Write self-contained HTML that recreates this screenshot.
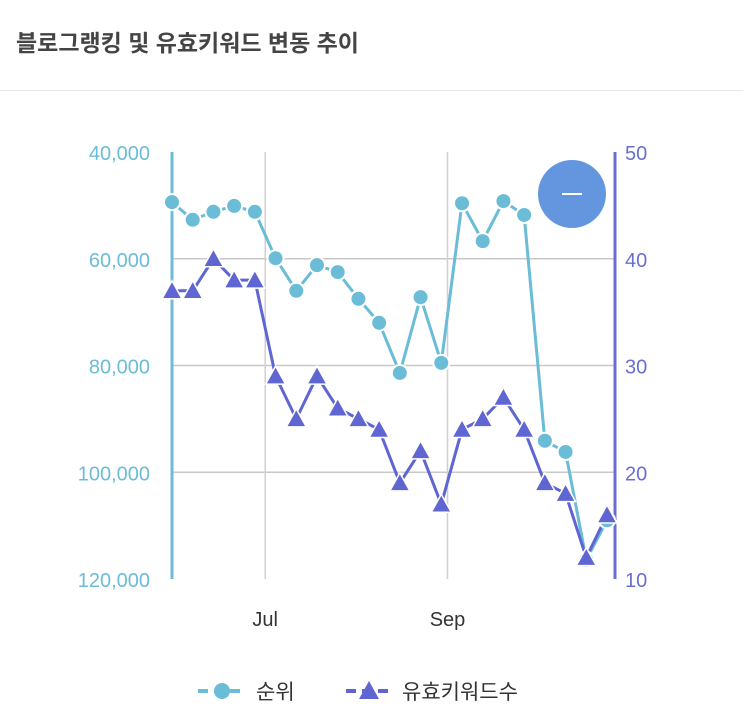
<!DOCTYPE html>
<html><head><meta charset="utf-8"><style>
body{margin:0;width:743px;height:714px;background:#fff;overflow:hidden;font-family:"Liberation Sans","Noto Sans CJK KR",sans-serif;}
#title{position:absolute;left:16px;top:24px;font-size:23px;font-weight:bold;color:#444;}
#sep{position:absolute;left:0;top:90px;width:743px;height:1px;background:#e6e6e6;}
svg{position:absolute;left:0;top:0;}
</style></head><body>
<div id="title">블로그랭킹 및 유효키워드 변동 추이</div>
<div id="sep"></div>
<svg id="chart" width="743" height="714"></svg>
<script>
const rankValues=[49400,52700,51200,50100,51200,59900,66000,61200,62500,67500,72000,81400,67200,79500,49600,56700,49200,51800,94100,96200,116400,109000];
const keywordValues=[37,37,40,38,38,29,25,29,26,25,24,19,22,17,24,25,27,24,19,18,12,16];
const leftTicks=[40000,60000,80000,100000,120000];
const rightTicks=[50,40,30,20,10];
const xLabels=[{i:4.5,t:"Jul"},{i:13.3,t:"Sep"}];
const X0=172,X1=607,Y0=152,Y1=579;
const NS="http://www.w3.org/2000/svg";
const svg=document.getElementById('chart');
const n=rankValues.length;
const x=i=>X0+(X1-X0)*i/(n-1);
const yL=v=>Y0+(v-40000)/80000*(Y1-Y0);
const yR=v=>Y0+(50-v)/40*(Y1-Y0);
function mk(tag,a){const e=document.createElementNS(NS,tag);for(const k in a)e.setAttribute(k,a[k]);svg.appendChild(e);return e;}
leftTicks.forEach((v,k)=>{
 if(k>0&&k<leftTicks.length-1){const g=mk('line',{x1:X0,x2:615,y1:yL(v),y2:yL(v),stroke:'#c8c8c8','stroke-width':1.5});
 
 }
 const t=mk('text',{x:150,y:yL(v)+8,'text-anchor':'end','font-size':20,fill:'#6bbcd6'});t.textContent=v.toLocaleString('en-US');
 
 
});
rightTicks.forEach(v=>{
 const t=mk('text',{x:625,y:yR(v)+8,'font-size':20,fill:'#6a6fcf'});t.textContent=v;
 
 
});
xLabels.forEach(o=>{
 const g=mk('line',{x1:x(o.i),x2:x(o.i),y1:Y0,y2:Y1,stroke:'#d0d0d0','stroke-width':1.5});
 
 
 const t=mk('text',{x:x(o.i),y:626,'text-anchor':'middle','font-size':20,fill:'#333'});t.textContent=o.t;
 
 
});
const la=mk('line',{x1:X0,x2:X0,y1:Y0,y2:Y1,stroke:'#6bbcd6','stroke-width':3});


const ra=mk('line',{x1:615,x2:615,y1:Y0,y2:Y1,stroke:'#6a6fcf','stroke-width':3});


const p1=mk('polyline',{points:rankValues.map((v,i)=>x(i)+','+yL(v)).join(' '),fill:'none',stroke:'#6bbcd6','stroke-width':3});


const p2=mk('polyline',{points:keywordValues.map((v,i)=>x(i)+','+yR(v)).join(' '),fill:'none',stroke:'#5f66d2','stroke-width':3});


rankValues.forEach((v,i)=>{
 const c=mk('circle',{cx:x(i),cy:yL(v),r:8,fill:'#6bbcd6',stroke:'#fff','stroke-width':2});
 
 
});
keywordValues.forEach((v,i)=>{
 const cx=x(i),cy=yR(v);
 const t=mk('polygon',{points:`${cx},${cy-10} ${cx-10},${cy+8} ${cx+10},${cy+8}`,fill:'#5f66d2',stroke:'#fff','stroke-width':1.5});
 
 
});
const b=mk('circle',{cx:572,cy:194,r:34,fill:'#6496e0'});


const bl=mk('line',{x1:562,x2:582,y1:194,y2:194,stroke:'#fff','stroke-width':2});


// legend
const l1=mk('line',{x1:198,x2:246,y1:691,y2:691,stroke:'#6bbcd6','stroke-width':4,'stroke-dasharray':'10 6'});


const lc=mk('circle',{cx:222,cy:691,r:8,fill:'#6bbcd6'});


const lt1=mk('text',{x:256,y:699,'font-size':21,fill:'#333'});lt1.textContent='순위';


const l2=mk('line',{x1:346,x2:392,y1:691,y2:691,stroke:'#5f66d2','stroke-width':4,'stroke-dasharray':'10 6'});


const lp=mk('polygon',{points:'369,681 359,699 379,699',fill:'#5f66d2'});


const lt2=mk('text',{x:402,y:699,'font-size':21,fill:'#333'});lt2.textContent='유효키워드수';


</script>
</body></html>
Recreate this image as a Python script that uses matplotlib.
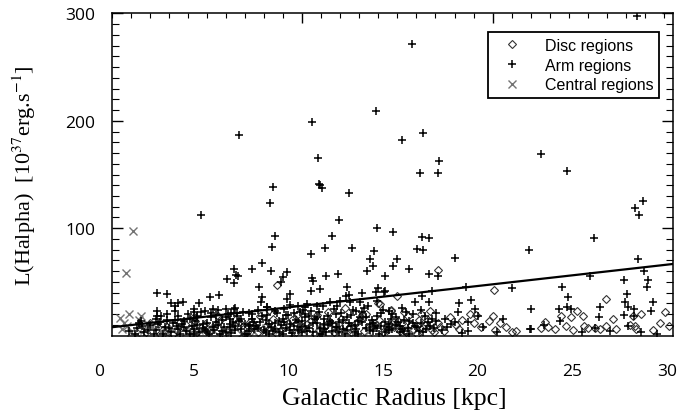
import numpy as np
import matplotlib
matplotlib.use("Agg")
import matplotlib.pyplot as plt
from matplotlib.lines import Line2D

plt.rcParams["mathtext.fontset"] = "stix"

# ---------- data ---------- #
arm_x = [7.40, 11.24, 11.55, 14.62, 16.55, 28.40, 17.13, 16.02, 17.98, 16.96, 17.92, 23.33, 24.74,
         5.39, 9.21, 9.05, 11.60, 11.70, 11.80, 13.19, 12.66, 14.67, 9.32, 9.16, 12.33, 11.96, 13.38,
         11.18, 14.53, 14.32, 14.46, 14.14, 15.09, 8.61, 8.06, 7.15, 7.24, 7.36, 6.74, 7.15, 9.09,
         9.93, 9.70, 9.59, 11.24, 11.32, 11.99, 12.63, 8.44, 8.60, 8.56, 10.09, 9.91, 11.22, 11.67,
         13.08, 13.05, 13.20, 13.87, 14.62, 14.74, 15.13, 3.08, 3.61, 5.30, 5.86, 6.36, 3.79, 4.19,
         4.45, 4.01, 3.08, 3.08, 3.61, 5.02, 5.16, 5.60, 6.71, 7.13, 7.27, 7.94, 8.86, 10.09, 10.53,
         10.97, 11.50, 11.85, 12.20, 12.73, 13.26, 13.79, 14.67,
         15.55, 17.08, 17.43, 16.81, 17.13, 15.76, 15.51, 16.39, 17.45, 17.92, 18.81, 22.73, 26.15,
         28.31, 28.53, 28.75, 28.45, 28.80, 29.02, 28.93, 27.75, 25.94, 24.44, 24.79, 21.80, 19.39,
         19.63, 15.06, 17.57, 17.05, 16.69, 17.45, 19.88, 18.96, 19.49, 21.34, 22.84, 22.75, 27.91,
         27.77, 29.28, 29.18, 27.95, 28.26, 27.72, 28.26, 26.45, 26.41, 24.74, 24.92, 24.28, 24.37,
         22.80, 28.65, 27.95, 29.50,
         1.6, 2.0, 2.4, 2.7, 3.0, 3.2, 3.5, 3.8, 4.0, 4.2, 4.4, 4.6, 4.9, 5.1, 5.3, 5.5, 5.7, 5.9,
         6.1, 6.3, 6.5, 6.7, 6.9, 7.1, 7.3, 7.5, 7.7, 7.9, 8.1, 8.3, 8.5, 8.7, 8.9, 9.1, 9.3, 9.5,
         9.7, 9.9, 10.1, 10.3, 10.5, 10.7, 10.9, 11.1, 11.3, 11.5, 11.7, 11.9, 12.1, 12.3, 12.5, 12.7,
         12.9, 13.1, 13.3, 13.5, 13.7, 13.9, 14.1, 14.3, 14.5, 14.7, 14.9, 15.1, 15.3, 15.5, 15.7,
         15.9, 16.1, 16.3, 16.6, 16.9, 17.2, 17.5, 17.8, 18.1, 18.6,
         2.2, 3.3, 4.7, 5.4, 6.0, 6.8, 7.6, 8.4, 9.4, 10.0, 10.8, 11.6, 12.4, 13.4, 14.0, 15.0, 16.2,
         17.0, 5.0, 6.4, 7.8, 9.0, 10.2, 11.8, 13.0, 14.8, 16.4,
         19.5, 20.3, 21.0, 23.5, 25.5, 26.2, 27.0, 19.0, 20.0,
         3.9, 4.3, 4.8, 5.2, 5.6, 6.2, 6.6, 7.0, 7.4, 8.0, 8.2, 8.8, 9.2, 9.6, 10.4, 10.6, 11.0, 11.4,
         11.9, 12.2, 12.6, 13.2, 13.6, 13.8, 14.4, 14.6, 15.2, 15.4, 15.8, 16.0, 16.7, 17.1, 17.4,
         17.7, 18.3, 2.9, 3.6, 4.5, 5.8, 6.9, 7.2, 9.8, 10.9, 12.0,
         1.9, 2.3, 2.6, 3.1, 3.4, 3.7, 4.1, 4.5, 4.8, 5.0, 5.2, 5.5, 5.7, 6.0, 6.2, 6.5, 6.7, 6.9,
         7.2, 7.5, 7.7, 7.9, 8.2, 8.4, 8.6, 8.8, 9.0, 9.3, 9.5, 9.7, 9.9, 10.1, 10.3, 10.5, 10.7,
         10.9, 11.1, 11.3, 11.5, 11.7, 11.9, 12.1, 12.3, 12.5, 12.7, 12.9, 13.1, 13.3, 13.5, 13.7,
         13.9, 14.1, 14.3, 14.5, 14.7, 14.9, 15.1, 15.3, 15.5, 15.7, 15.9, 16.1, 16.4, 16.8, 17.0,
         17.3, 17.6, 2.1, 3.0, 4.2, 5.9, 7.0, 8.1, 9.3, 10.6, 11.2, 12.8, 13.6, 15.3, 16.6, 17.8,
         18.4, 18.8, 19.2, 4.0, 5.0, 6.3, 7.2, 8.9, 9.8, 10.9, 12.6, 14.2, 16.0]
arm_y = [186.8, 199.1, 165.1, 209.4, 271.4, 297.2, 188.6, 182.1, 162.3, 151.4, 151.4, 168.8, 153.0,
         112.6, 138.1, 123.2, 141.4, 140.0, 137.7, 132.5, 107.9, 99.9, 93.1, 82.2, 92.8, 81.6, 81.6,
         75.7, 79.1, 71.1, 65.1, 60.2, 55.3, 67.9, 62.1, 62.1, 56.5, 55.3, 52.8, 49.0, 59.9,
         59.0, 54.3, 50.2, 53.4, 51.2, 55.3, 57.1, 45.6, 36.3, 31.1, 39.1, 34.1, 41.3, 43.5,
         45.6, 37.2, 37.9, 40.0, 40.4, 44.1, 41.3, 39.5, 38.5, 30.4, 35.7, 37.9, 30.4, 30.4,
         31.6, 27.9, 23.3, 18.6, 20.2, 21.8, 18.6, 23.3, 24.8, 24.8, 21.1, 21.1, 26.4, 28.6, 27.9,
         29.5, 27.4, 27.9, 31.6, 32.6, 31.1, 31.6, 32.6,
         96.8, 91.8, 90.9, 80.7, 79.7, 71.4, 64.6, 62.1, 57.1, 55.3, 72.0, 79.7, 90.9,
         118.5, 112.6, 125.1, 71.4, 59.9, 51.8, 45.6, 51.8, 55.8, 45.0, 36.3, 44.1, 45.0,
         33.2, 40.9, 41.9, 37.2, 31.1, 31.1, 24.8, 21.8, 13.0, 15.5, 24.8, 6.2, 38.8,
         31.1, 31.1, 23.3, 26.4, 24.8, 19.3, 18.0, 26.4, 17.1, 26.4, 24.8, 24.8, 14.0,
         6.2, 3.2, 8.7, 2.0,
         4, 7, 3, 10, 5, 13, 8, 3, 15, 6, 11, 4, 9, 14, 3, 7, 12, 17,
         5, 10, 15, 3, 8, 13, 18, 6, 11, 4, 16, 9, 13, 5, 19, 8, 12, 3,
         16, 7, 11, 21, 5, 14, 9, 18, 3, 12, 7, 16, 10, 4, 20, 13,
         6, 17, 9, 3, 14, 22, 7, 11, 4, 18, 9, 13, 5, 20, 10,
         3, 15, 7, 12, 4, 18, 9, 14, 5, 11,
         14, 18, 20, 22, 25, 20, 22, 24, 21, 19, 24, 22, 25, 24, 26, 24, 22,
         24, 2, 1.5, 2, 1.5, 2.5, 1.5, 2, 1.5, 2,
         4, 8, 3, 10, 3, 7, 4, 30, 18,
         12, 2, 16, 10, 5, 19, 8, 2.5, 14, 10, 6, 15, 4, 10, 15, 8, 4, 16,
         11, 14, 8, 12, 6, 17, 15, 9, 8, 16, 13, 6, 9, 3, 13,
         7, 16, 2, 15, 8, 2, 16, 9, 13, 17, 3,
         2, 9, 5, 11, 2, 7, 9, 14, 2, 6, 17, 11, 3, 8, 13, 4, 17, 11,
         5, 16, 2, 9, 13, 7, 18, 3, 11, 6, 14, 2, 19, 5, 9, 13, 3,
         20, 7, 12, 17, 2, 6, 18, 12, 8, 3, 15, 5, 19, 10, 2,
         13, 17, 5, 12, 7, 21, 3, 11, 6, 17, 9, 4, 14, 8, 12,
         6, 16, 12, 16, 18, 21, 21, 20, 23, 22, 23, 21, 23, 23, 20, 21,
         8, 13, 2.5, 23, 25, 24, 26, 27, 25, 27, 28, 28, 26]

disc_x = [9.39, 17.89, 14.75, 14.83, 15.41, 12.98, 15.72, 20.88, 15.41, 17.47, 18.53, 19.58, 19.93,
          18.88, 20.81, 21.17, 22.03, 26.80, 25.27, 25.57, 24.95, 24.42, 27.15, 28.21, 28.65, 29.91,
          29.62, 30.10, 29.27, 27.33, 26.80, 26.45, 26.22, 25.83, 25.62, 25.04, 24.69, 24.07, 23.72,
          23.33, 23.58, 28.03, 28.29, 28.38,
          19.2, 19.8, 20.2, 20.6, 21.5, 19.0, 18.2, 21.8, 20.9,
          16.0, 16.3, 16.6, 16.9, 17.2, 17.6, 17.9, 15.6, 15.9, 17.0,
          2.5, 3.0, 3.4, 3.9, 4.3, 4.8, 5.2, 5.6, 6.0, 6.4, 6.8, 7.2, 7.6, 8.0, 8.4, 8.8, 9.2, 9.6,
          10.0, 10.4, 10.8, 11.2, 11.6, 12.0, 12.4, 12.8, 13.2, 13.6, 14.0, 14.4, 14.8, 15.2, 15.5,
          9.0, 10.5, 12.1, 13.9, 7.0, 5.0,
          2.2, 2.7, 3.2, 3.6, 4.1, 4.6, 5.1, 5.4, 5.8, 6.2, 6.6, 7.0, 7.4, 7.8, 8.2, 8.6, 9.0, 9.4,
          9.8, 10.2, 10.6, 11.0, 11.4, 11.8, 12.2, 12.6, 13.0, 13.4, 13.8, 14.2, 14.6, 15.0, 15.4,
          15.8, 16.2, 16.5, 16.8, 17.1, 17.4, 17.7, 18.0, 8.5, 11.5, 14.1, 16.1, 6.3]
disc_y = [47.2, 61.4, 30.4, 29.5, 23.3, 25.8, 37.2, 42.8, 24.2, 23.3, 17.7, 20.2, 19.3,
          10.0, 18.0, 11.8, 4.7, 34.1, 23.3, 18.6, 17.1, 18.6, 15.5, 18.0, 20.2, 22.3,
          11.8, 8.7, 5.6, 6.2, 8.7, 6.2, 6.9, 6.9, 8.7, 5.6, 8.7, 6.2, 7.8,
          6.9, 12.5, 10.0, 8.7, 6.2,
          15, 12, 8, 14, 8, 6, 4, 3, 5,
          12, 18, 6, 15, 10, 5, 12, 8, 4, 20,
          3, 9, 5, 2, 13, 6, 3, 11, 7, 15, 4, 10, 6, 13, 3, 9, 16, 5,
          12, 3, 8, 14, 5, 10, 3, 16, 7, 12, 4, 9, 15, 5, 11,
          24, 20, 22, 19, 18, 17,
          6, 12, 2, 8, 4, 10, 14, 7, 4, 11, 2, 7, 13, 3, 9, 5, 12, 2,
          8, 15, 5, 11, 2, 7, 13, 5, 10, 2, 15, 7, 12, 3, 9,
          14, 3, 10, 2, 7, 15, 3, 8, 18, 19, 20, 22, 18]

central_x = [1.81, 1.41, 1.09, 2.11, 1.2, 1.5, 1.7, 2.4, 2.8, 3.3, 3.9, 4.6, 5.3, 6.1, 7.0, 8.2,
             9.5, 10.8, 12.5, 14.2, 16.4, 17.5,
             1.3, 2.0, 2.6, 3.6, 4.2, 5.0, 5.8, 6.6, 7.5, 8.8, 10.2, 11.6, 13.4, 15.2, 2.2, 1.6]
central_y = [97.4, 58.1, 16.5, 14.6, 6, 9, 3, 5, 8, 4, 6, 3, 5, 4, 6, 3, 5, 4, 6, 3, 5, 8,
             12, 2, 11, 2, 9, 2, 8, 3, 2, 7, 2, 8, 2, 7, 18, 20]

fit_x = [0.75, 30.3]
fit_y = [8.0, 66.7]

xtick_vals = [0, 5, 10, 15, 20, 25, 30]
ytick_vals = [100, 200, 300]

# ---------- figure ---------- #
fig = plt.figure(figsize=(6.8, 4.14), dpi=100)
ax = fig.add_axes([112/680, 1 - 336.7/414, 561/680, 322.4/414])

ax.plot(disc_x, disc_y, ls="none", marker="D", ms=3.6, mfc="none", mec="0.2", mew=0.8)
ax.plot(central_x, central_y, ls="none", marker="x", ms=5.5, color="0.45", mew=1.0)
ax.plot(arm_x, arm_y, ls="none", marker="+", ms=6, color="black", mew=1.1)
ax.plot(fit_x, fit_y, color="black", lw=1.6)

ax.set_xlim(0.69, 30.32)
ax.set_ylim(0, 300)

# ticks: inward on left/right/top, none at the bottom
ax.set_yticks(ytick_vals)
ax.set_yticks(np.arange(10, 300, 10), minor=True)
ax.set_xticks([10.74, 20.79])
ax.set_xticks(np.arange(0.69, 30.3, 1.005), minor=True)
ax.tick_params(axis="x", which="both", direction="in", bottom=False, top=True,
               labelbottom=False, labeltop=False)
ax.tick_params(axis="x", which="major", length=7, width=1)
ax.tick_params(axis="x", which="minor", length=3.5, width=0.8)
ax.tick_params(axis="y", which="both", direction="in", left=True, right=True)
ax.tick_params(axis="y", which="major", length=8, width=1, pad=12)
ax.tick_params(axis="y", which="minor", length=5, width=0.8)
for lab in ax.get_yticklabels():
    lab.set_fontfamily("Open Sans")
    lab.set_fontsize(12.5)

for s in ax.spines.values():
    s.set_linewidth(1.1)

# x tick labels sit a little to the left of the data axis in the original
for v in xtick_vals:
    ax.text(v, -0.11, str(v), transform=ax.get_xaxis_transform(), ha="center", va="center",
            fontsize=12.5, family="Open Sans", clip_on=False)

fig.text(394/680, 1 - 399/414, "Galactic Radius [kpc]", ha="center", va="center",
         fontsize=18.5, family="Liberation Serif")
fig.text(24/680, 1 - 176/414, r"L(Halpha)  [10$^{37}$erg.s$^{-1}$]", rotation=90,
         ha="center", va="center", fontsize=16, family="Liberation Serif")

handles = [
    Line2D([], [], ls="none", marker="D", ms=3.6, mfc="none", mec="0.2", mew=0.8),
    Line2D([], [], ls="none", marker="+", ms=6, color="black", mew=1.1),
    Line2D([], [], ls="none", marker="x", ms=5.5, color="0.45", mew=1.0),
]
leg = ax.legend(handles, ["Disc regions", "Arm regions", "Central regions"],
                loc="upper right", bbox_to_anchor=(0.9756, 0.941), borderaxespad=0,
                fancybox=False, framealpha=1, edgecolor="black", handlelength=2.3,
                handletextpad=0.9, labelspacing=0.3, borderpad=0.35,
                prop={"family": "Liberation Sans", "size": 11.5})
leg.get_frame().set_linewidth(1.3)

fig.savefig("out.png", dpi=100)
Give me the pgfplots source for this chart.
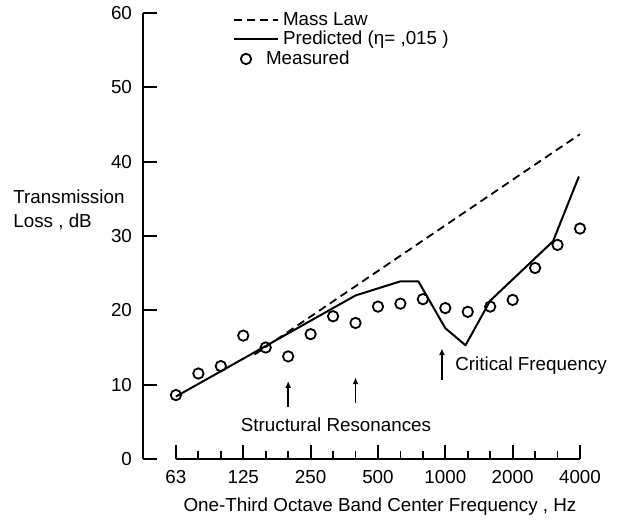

::::::::::

> [Task requirements]:
In the entries above, find each line with the string "script" and copy it.

> [Answer to the problem]:
<script>
</script>
Recreate this image as a Python script that uses matplotlib.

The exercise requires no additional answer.